2°/ qu'une nouvelle autorisation de licenciement accordée concomitamment au retrait d'une première autorisation ne saurait avoir d'incidence sur les effets de ce retrait en termes indemnitaires et de droit à réintégration, ni valider rétroactivement le licenciement intervenu sur la base de la décision initiale ; qu'en retenant, pour dire les demandes indemnitaires de M. [P] sans objet, que l'inspecteur du travail pouvait valablement retirer sa décision et en prendre une autre autorisant le licenciement, de sorte que le retrait ne produisait pas les effets d'une annulation, la cour d'appel a violé les articles L. 1235-3 et L. 2422-1 du code du travail ;

3°/ qu'en jugeant les demandes indemnitaires de M. [P] sans objet, au prétexte que l'inspecteur du travail pouvait valablement retirer sa décision et en prendre une autre autorisant le licenciement, sans dire en quoi la nouvelle autorisation viendrait tenir en échec les effets du retrait, la cour d'appel a privé sa décision de base légale au regard des articles L. 1235-3 et L. 2422-1 du code du travail ;

4°/ qu'en s'abstenant de répondre aux conclusions d'appel de M. [P], selon lesquelles il relevait de la compétence du conseil de prud'hommes d'apprécier la validité du licenciement prononcé de sorte que les demandes indemnitaires portant sur l'absence de cause réelle et sérieuse du licenciement et sur le retrait devaient être jugées recevables, la cour d'appel a violé l'article 455 du code de procédure civile. »

Réponse de la Cour

5. Le juge judiciaire ne peut, sans violer le principe de séparation des pouvoirs, en l'état d'une autorisation administrative de licenciement devenue définitive, apprécier le caractère réel et sérieux du motif de licenciement au regard de la cause économique ou du respect par l'employeur de son obligation de reclassement.

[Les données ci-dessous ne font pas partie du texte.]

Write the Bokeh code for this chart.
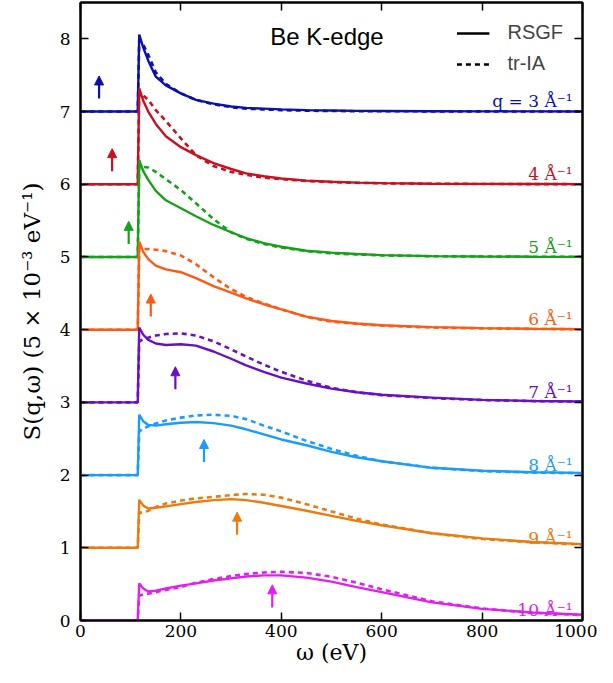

6. Ayant constaté que l'inspecteur du travail avait, par décision du 25 août 2014, décision dont la légalité ne peut plus être contestée, autorisé le licenciement pour motif économique du salarié, la cour d'appel en a déduit à bon droit qu'elle ne pouvait se prononcer sur la cause réelle et sérieuse du licenciement et sur les demandes indemnitaires présentées sur ce fondement.

7. Le moyen, inopérant en ses deux premières branches, n'est pas fondé pour le surplus.

PAR CES MOTIFS, la Cour :

Rejette le pourvoi.

Arrêt rendu en formation de section.

- Président : M. Cathala - Rapporteur : M. Huglo - Avocat général : Mme Laulom - Avocat(s) : SCP Didier et Pinet ; SCP Lyon-Caen et Thiriez -

Textes visés :

Loi des 16-24 août 1790 ; décret du 16 fructidor an III ; principe de séparation des pouvoirs.

Rapprochement(s) :

Sur les limites de la compétence du juge judiciaire lorsque la rupture du contrat de travail d'un salarié protégé a fait l'objet d'une autorisation administrative devenue définitive, à rapprocher : Soc., 22 janvier 2014, pourvoi n° 12-22.546, Bull. 2014, V, n° 32 (cassation), et les arrêts cités ; Soc., 19 janvier 2022, pourvoi n° 19-18.898 (1), Bull., (cassation partielle sans renvoi), et l'arrêt cité.